CLEVELAND — Donovan Mitchell carried a heavy burden last season, the weight of expectations and speculation about his future combining to make every move on and off the court a challenge.
It's been lifted. The All-Star guard is freed.
“I can come in here now and breathe,” Mitchell said Monday in his first public comments since signing a three-year, $150.3 million contract extension with the Cavaliers in July.
All those rumors about him wanting to play in New York are over. All the talk about him testing the market as a free agent silenced. All the social media theories have ceased. Mitchell isn't going anywhere for some time.
Cleveland has become home. Why?
“Why not?" he said. “I love it here.”
Mitchell, who was traded from Utah to the Cavs in 2022, felt an immediate connection with the city from the moment he arrived. He likes the pace and the people. He can handle the harsh winters, joking “I dress better in the cold," and said in January he concluded that it was the best place for him to continue his career.
With a strong core of players, the Cavs have something good going, and Mitchell, one of the game's best two-way guards who was viewed as the final piece to return the club to NBA title contention, only makes it better.
The 28-year-old spent much of last season dealing with questions about his commitment to the Cavs, who overcame numerous injuries and advanced to the Eastern Conference semifinals before losing to eventual champion Boston.
Often awkward, it was almost a daily dance. Will he sign? Will he leave? And while Mitchell seemed to handle it well, he admitted it became exhausting — for everyone.
“This is my first media day in probably three years where I don’t have people asking me what does it take for me to stay somewhere?” Mitchell said, speaking to a large media contingent inside Rocket Mortgage FieldHouse. “Don’t understate how it becomes a lot. Not even just (for) myself but my teammates and to answer these questions because that’s a real thing, too.”
The “looming cloud,” as he called it, has dissipated.
“It’s refreshing,” he said. “I’m excited to be here. I’m excited to be part of this group now. The biggest thing is now that I’ve signed the contract and we’re here and now there’s an expectation. It’s not like we just signed and that’s the end goal. We’re happy, whatever. There’s an expectation for us to do big things. That’s kind of where my mind is at.”
Physically, Mitchell is in a good place as well. A nagging knee injury impacted him down the stretch of the regular season, and he battled a calf injury throughout the postseason before finally succumbing and sitting out Cleveland's final two games against the Celtics.

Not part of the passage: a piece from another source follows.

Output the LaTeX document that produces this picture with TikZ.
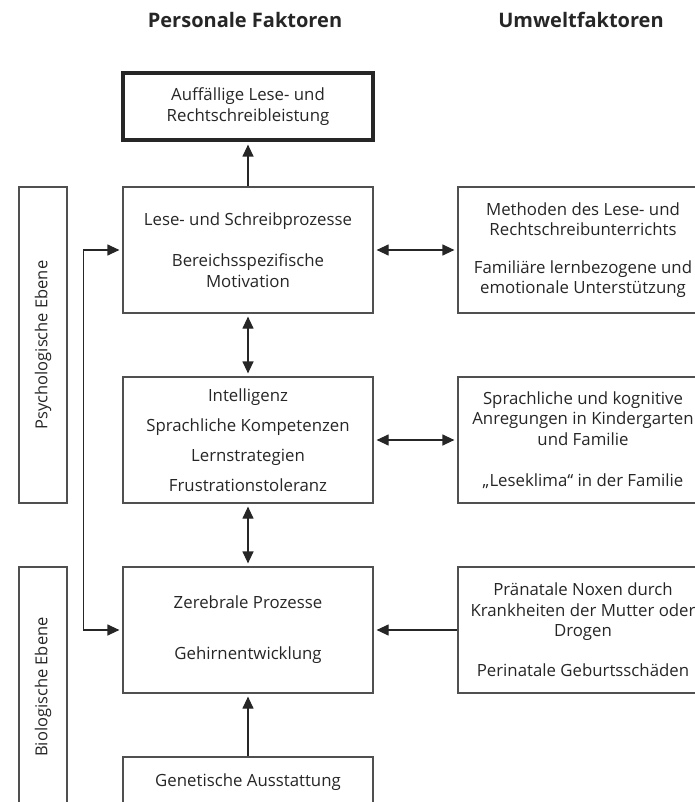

Now entering his eighth season, Mitchell has learned what works and what doesn't. He's paying more attention to nutrition, hiring a full-time chef who travels with him. He waited longer than usual before beginning his offseason conditioning program, giving his body more time to recover.
“I’m not 22 anymore,” he said. “But I’m not 33.”
The Cavs are running it back this season with the same roster, but a new coach in Kenny Atkinson, hired to replace J.B. Bickerstaff. It's early but Mitchell has already bonded with Atkinson, who made it a point to visit his top player this summer.
That is, after he got done messaging him in the middle of the night from the Olympics. Atkinson was an assistant on France's national team but that didn't preclude him from touching base with Mitchell and the rest of Cleveland's players.
“It’s like 4 a.m. and he’s texting me how to slip out of screens and back screens and different actions and different things,” Mitchell said, smiling. “So, I can’t complain when you have a coach that’s doing that for sure. So for him to do that, I think it shows how much he cares, the passion behind it.”
NOTES: Cavs center Jarrett Allen disclosed it took more than two weeks after the season to fully recover from a broken rib that knocked him out of Cleveland's final eight games. The team's vagueness about Allen's injury led to criticism. “That definitely contributed to the skepticism of the injury,” Allen said. “Now that it’s out, looking at the CT scan, you could still see the piece of bone that’s still floating in my body somewhere. It was definitely a worse injury than people thought."